Many of these ice shelves have hot spots, a mile or more across, where they are melting several times faster than they should, based on the temperature of the sea water. In some cases, these hot spots are thinning the ice by 100 to 300 feet per year.

In 2020, a large team of researchers that included Dow reported an explanation.

Looking at Getz Ice Shelf on the coast of West Antarctica, they recently found that those rapidly melting spots occurred in the same places where they predicted that subglacial rivers were pouring out from under the edge of the ice sheet and into the ocean.

The water gushes out from under the ice like a high-pressure garden hose, Dow says.

As this fast-moving fresh water encounters the dense, salty seawater, it rises buoyantly—creating a turbulent, upside-down waterfall. That swirling, billowing waterfall lifts up a layer of warm, dense, salty water that normally hugs the seafloor, and pushes it up against the bottom of the ice, vastly increasing the rate of melt.

Hidden rivers start to roar 

“You need the effect of this [subglacial] discharge in order to explain the observed melt rates,” says Jamin Greenbaum, a glacial geophysicist at the Scripps Institution of Oceanography in San Diego, who has spent 15 years mapping the landscape under Antarctica’s ice.

But the computer models that scientists currently use to project future ice loss and sea level rise don’t include these effects, says Greenbaum.

In 2024 Greenbaum, Dow, and her then-postdoc Shivani Ehrenfreucht reported that this river-driven melting would have a major impact on East Antarctica’s Totten Glacier, which by itself holds enough ice to raise sea level by 12 feet. They found that by 2100, subglacial rivers increased the ice loss from Totten by 30 percent over standard models.

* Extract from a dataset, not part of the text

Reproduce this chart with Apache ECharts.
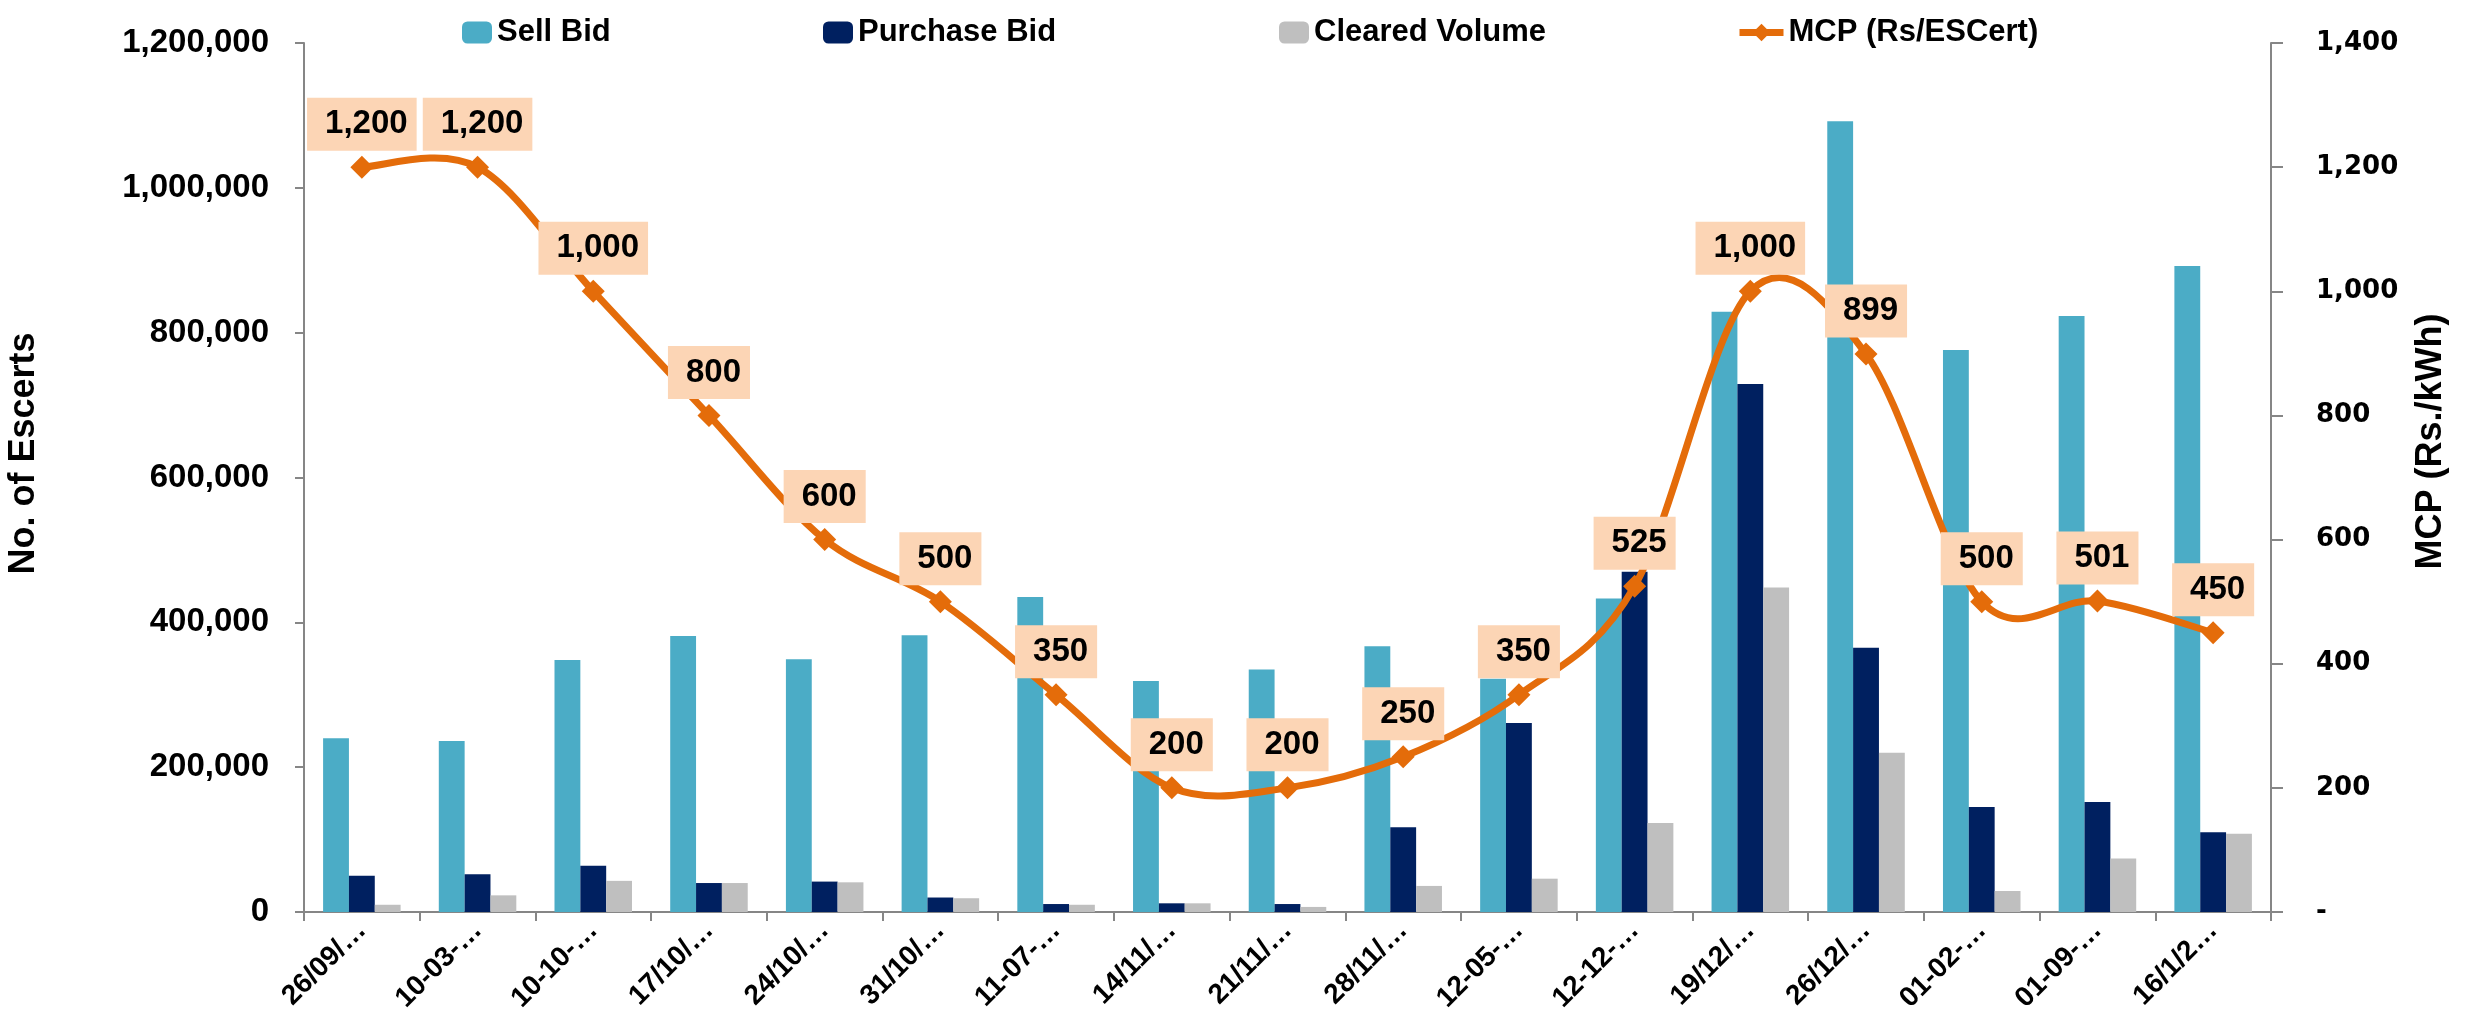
<!DOCTYPE html>
<html>
<head>
<meta charset="utf-8">
<script src="https://cdn.jsdelivr.net/npm/echarts@6/dist/echarts.min.js"></script>
<style>
  html, body { margin: 0; padding: 0; background: #fff; }
  #chart { width: 2473px; height: 1009px; }
</style>
</head>
<body>
<div id="chart"></div>
<script>
  // 日期(原图中已被截断)
  var categories = ['26/09/…', '10-03-…', '10-10-…', '17/10/…', '24/10/…', '31/10/…', '11-07-…', '14/11/…',
    '21/11/…', '28/11/…', '12-05-…', '12-12-…', '19/12/…', '26/12/…', '01-02-…', '01-09-…', '16/1/2…'];
  var sellBid = [240000, 236000, 348000, 381000, 349000, 382000, 435000, 319000,
    335000, 367000, 322000, 433000, 829000, 1092000, 776000, 823000, 892000];
  var purchaseBid = [50000, 52000, 64000, 40000, 42000, 20000, 11000, 12000,
    11000, 117000, 261000, 470000, 729000, 365000, 145000, 152000, 110000];
  var clearedVolume = [10000, 23000, 43000, 40000, 41000, 19000, 10000, 12000,
    7000, 36000, 46000, 123000, 448000, 220000, 29000, 74000, 108000];
  var mcp = [1200, 1200, 1000, 800, 600, 500, 350, 200, 200, 250, 350, 525, 1000, 899, 500, 501, 450];

  var font = '"Liberation Sans", Arial, sans-serif';
  var axisGray = '#868686';
  var orange = '#E46C0A';

  function fmt(v) {
    return Number(v).toLocaleString('en-US');
  }

  function legendItem(name, left, w) {
    return {
      data: [name],
      left: left,
      top: 12,
      itemWidth: w,
      itemHeight: 22,
      textStyle: { fontFamily: font, fontWeight: 'bold', fontSize: 31, color: '#000' }
    };
  }

  // excel 风格的平滑曲线(每段一条贝塞尔)
  function renderSmooth(params, api) {
    var i = params.dataIndex;
    var n = mcp.length;
    if (i >= n - 1) return null;
    var pt = function (k) {
      k = Math.max(0, Math.min(n - 1, k));
      return api.coord([k, mcp[k]]);
    };
    var p0 = pt(i - 1), p1 = pt(i), p2 = pt(i + 1), p3 = pt(i + 2);
    return {
      type: 'bezierCurve',
      shape: {
        x1: p1[0], y1: p1[1],
        x2: p2[0], y2: p2[1],
        cpx1: p1[0] + (p2[0] - p0[0]) / 6,
        cpy1: p1[1] + (p2[1] - p0[1]) / 6,
        cpx2: p2[0] - (p3[0] - p1[0]) / 6,
        cpy2: p2[1] - (p3[1] - p1[1]) / 6
      },
      style: { stroke: orange, lineWidth: 7, fill: null, lineCap: 'round' }
    };
  }

  var chart = echarts.init(document.getElementById('chart'));
  var mcpLegend = legendItem('MCP (Rs/ESCert)', 1731, 44);
  mcpLegend.lineStyle = { color: orange, width: 7, opacity: 1 };

  chart.setOption({
    animation: false,
    backgroundColor: '#fff',
    legend: [
      legendItem('Sell Bid', 457, 30),
      legendItem('Purchase Bid', 818, 30),
      legendItem('Cleared Volume', 1274, 30),
      mcpLegend
    ],
    grid: { left: 304, right: 202, top: 43, bottom: 97, containLabel: false, outerBoundsMode: 'none' },
    xAxis: {
      type: 'category',
      data: categories,
      axisLine: { lineStyle: { color: axisGray, width: 2 } },
      axisTick: { show: true, length: 9, lineStyle: { color: axisGray, width: 2 } },
      axisLabel: {
        interval: 0,
        rotate: 45,
        margin: 14,
        fontFamily: font,
        fontWeight: 'bold',
        fontSize: 28,
        color: '#000'
      }
    },
    yAxis: [
      {
        type: 'value',
        min: 0,
        max: 1200000,
        interval: 200000,
        name: 'No. of Escerts',
        nameLocation: 'middle',
        nameGap: 262,
        nameRotate: 90,
        nameTextStyle: { fontFamily: font, fontWeight: 'bold', fontSize: 36, color: '#000', padding: [0, 0, 0, 48] },
        axisLine: { show: true, lineStyle: { color: axisGray, width: 2 } },
        axisTick: { show: true, length: 9, lineStyle: { color: axisGray, width: 2 } },
        splitLine: { show: false },
        axisLabel: {
          margin: 35,
          fontFamily: font,
          fontWeight: 'bold',
          fontSize: 33,
          color: '#000',
          formatter: fmt
        }
      },
      {
        type: 'value',
        min: 0,
        max: 1400,
        interval: 200,
        position: 'right',
        name: 'MCP (Rs./kWh)',
        nameLocation: 'middle',
        nameGap: 142,
        nameRotate: 90,
        nameTextStyle: { fontFamily: font, fontWeight: 'bold', fontSize: 36, color: '#000', padding: [0, 0, 0, 72] },
        axisLine: { show: true, lineStyle: { color: axisGray, width: 2 } },
        axisTick: { show: true, length: 12, lineStyle: { color: axisGray, width: 2 } },
        splitLine: { show: false },
        axisLabel: {
          margin: 45,
          fontFamily: '"DejaVu Sans", Verdana, sans-serif',
          fontWeight: 'bold',
          fontSize: 26,
          color: '#000',
          formatter: function (v) { return v === 0 ? '-' : fmt(v); }
        }
      }
    ],
    series: [
      {
        name: 'Sell Bid',
        type: 'bar',
        data: sellBid,
        barGap: '0%',
        barCategoryGap: '33%',
        itemStyle: { color: '#4BACC6' }
      },
      {
        name: 'Purchase Bid',
        type: 'bar',
        data: purchaseBid,
        barGap: '0%',
        barCategoryGap: '33%',
        itemStyle: { color: '#002060' }
      },
      {
        name: 'Cleared Volume',
        type: 'bar',
        data: clearedVolume,
        barGap: '0%',
        barCategoryGap: '33%',
        itemStyle: { color: '#BFBFBF' }
      },
      {
        name: 'mcpCurve',
        type: 'custom',
        yAxisIndex: 1,
        data: mcp.map(function (v, i) { return [i, v]; }),
        encode: { x: 0, y: 1 },
        renderItem: renderSmooth,
        silent: true,
        z: 4
      },
      {
        name: 'MCP (Rs/ESCert)',
        type: 'line',
        yAxisIndex: 1,
        data: mcp,
        symbol: 'diamond',
        symbolSize: 23,
        z: 5,
        lineStyle: { color: orange, width: 7, opacity: 0 },
        itemStyle: { color: orange },
        label: {
          show: true,
          position: 'top',
          distance: 5,
          formatter: function (p) { return fmt(p.value); },
          fontFamily: font,
          fontWeight: 'bold',
          fontSize: 33,
          lineHeight: 37,
          color: '#000',
          backgroundColor: '#FCD5B5',
          padding: [8, 9, 8, 18]
        }
      }
    ]
  });
</script>
</body>
</html>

“We were a bit surprised,” says Tyler Pelle, the post-doc who did much of the modeling in Greenbaum’s lab. 

That experiment was only a rough approximation, because it assumed that the rivers wouldn’t change over time. But Dow thinks the rivers will change, because as ice thins, the changing pressures could cause rivers to shift. And as Totten slides more quickly, the increased friction could cause more melting.

ice cliff in Antarctica
Understanding how the rivers and lakes hidden from view under Antartica's ice sheet are changing is critical for predicting future sea level rise.
Photograph by Tyler Pelle

Dow, Hayden, and Pelle took these experiments a step further in their new study: they allowed the rivers to evolve as Totten Glacier thinned and retreated. The results in their newly published paper are sobering.

They projected that by 2100, the amount of subglacial water flowing out from under Totten glacier would increase by nearly five-fold, reaching 5,700 cubic feet per second, about one quarter the current outflow of the Colorado River. They estimated that the speed of that subglacial water flowing into the ocean might also increase—potentially reaching a speed of roughly three feet per second—similar to many fast-flowing rivers in the western United States.

“The important thing,” says Dow, “is the speed that the water is being pushed out.” It will drive stronger turbulence when it hits the ocean—lifting more warm, salty water into contact with the ice. 

Hayden, Dow, and Pelle estimated that the rate of melting and thinning would increase by 20 to 50 percent across a broad swath of the ice shelf.

That sort of increased melt in a focused area could be “hugely important,” says Karen Alley, a glaciologist at the University of Manitoba in Canada, who was not part of the current project. “That becomes a weak point in the ice shelf,” she says. The shelf may eventually break in that spot, “and you might lose that ice shelf sooner than you think.”

As our maps and estimates of geothermal heat improve, so too will our understanding of subglacial rivers, says Greenbaum.

“We’re probably vastly under-estimating the amount of water down there,” he says. Until the science catches up, “our projections of sea level rise are going to be too conservative.”